A group of nearly 90 former generals and admirals has written a letter calling for the resignations of Biden’s secretary of defense and the chairman of the joint chiefs of staff over the disaster in Afghanistan.
The letter was released on Monday just as the evacuation was completed and many Americans were left behind. The letter is a strong rebuke over the way the evacuation was handled.
It was like they went in with no plan and had no idea how to proceed.

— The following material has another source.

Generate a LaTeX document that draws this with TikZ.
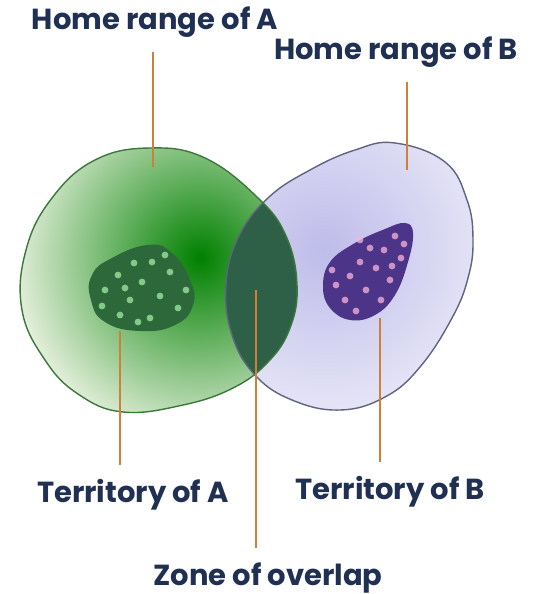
\documentclass[tikz,border=0pt]{standalone}
\usepackage{fontspec}
\setmainfont{Poppins}
\usepackage{xcolor}
\usepackage{tikz}
\usetikzlibrary{positioning}

\definecolor{inkblue}{RGB}{32,48,82}
\definecolor{leadorange}{RGB}{205,128,55}
\definecolor{rangeAline}{RGB}{60,120,60}
\definecolor{rangeBline}{RGB}{95,100,130}
\definecolor{overlapgreen}{RGB}{46,96,72}
\definecolor{terrAgreen}{RGB}{44,104,58}
\definecolor{terrBpurple}{RGB}{76,52,136}

\begin{document}
\begin{tikzpicture}[x=0.02cm,y=-0.02cm,
    tag/.style={font=\bfseries\fontsize{16.5}{18}\selectfont, text=inkblue, inner sep=0pt},
    leader/.style={leadorange, line width=0.9pt, shorten <=8pt}]
    \useasboundingbox (0,0) rectangle (535,594);

    % Outlines of the ranges
    \def\rangeA{plot[smooth cycle, tension=0.7] coordinates {(150,148) (205,158) (258,198) (286,236) (297,285) (290,328) (268,362) (233,388) (183,405) (123,412) (78,394) (45,360) (22,310) (26,250) (52,198) (95,160)}}
    \def\rangeB{plot[smooth cycle, tension=0.7] coordinates {(395,143) (445,162) (467,200) (473,240) (468,278) (452,318) (420,367) (385,397) (340,410) (292,400) (255,375) (232,335) (226,285) (238,238) (268,198) (310,170) (355,150)}}

    % Home range of B
    \begin{scope}
        \clip \rangeB;
        \fill[white] (200,120) rectangle (490,420);
        \shade[inner color={rgb,255:red,190;green,188;blue,234}, outer color={rgb,255:red,246;green,246;blue,252}] (325,250) circle (230);
    \end{scope}

    % Home range of A
    \begin{scope}
        \clip \rangeA;
        \fill[white] (0,120) rectangle (310,420);
        \shade[inner color={rgb,255:red,0;green,128;blue,0}, outer color={rgb,255:red,250;green,250;blue,240}] (200,258) circle (205);
    \end{scope}

    % Zone of overlap
    \begin{scope}
        \clip \rangeA;
        \fill[overlapgreen] \rangeB;
    \end{scope}

    \draw[rangeBline, line width=0.8pt] \rangeB;
    \draw[rangeAline, line width=0.8pt] \rangeA;

    % Territory of A
    \fill[terrAgreen] plot[smooth cycle, tension=0.8] coordinates {(148,245) (172,253) (190,280) (193,305) (175,325) (140,331) (105,322) (91,300) (92,275) (112,258)};
    \foreach \p in {(105,290),(118,275),(130,300),(142,282),(152,262),(160,296),(170,272),(178,308),(150,318),(120,315),(186,290),(134,263),(102,306),(165,255),(138,322),(125,288)} {
        \fill[green!30!white, opacity=0.65] \p circle (3.4);
    }

    % Territory of B
    \fill[terrBpurple] plot[smooth cycle, tension=0.7] coordinates {(405,223) (413,233) (408,262) (395,295) (375,315) (350,320) (330,308) (323,287) (330,262) (355,243) (385,229)};
    \foreach \p in {(395,236),(384,250),(370,248),(401,258),(360,262),(376,268),(350,276),(390,280),(336,285),(366,290),(345,300),(381,300),(356,311),(332,270),(404,244),(360,240),(392,266)} {
        \fill[magenta!30!white, opacity=0.75] \p circle (3.4);
    }

    % Labels
    \node[tag] (homeA) at (155,22) {Home range of A};
    \node[tag] (homeB) at (396,52) {Home range of B};
    \node[tag] (terrA) at (133,495) {Territory of A};
    \node[tag] (terrB) at (390,492) {Territory of B};
    \node[tag] (zone) at (268,578) {Zone of overlap};

    % Leader lines
    \coordinate (homeAtip) at (153,167);
    \coordinate (homeBtip) at (407,170);
    \coordinate (terrAtip) at (120,331);
    \coordinate (terrBtip) at (380,318);
    \coordinate (zonetip) at (256,290);
    \draw[leader] (homeA.south -| homeAtip) -- (homeAtip);
    \draw[leader] (homeB.south -| homeBtip) -- (homeBtip);
    \draw[leader] (terrA.north -| terrAtip) -- (terrAtip);
    \draw[leader] (terrB.north -| terrBtip) -- (terrBtip);
    \draw[leader] (zone.north -| zonetip) -- (zonetip);
\end{tikzpicture}
\end{document}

The letter accused Defense Secretary Gen. Lloyd Austin and Joint Chiefs of Staff Chairman Gen. Mark Milley of culpability in the bungled evacuation and the deaths of 13 servicemen and women:
The consequences of this disaster are enormous and will reverberate for decades beginning with the safety of Americans and Afghans who are unable to move safely to evacuation points; therefore, being de facto hostages of the Taliban at this time. The death and torture of Afghans has already begun and will result in a human tragedy of major proportions. The loss of billions of dollars in advanced military equipment and supplies falling into the hands of our enemies is catastrophic. The damage to the reputation of the United States is indescribable. We are now seen, and will be seen for many years, as an unreliable partner in any multinational agreement or operation. Trust in the United States is irreparably damaged.
The letter went on to say that the terrorist enemies of America had been emboldened by the show of weakness from the Biden administration and from Biden himself. There has always been a steadfast rule that you never negotiate with terrorists and Biden went far beyond that by letting the Taliban run the show.
We are the greatest military power in the world and yet we let terrorists make demands of us. By the way, has Gen Milley ordered pink uniforms for our male soldiers yet?
Also on Monday President Joe Biden issued a statement, citing commitments that the Taliban had made to providing “safe passage” to the hundreds of Americans who were stuck in Afghanistan. Meanwhile, the Taliban was declaring victory after seizing control of billions of dollars’ worth of U.S. military equipment and vehicles.
Twenty years after the U.S. invaded Afghanistan in the wake of the Sept. 11, 2001 attacks, the Taliban is back in control of the war-torn nation.